Замысел (Войнович) - страница 72

Тетя Паня, как я заметил, почему-то отличала меня от других и иногда во время обеда сажала за стол рядом с собой. Раза два или три она с разрешения мамы забирала меня на выходные дни к себе домой, где жила вместе со своей матерью. Там обе женщины развлекали меня и готовили мне обед, усаживали меня за стол, как взрослого, вернувшегося с тяжелой работы мужчину, и смотрели с умилением, как я ем.

Только став взрослым, я понял, что тетя Паня и ее мать жалели меня, потому что я жил без папы. Они, вероятно, знали, где был мой папа и почему.

Сучонок

Ходжент ввиду частых землетрясений был почти весь одноэтажный, таким был и наш дом, длинный, похожий на барак, но с отдельными, отгороженными друг от друга двориками – каждый на две семьи. В этих двориках жильцы разводили цветы и летом спали среди цветов на открытом воздухе. Моя кровать стояла рядом с кроватью Женьки Чепенко, ложась спать, мы шепотом вели между собою нескончаемые дискуссии о том о се м. Например, о том, можно ли саблей перерубить толстое дерево. Или Женька начинал спорить, что он старше меня, потому что он тридцать первого года рождения, а я тридцать второго. С чем я никак согласиться не мог, точно зная, что тридцать два больше, чем тридцать один. Память о наших разговорах перед впадением в сон под низко висящими крупными звездами была бы приятной, если бы не укус скорпиона, которого я во сне случайно коснулся рукой. Боль от укуса была столь велика, что остаток ночи я бегал по двору и орал, перебудив всю округу.

Кроме отдельных двориков было еще пространство между нашим домом и сараями, как бы общий двор, где водилась в больших количествах всякая живность, включая свиней, коз, кур, кошек и собак. Собаки все были бездомные, но опекаемые людьми: они жили у нас у всех, приходили в плохую погоду и ложились в коридоре. Но при этом проявляли известную деликатность и, как только ненастье кончалось, уходили во двор.

Вся эта мирная жизнь время от времени прекращалась и наступал Великий Ужас, который в моей памяти запечатлелся так: солнце застывает в зените, жара становится невыносимой, двор пустеет и все живое исчезает с лица земли.

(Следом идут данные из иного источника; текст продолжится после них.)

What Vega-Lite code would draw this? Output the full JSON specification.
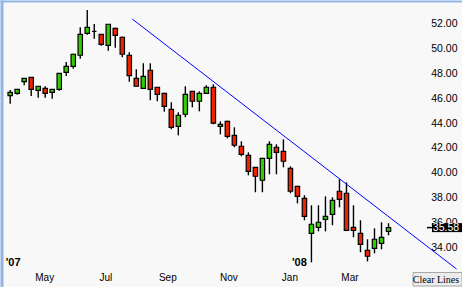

Застывшая эта картина связана в памяти с приближением коричневого ЗИСа или появлением пары (он и она) отвратительного вида людей с толстой веревкой в руках. Эти люди назывались собачники. Они разъезжали по городу в повозках с клетками, набитыми несчастным скулящим и воющим собачьим сбродом, из которого потом, как всем было известно, варили мыло. Оставив повозки где-нибудь вдалеке, собачники, сами своими повадками напоминавшие хищников, шли по дворам с арканами и, завидев возможную жертву, крались к ней, приседая и раскрыв от напряжения рты. К счастью, это им не всегда удавалось. Собаки каким-то образом о приближении своих истребителей узнавали заранее и прибегали к людям прятаться. Забивались в самые дальние углы, поджимали хвосты, мелко дрожали, и это был настоящий, подлинный животный страх смерти. Хотя собаки, говорят, не потеют, мне помнится, что шерсть у них становилась от страха влажной и жирной.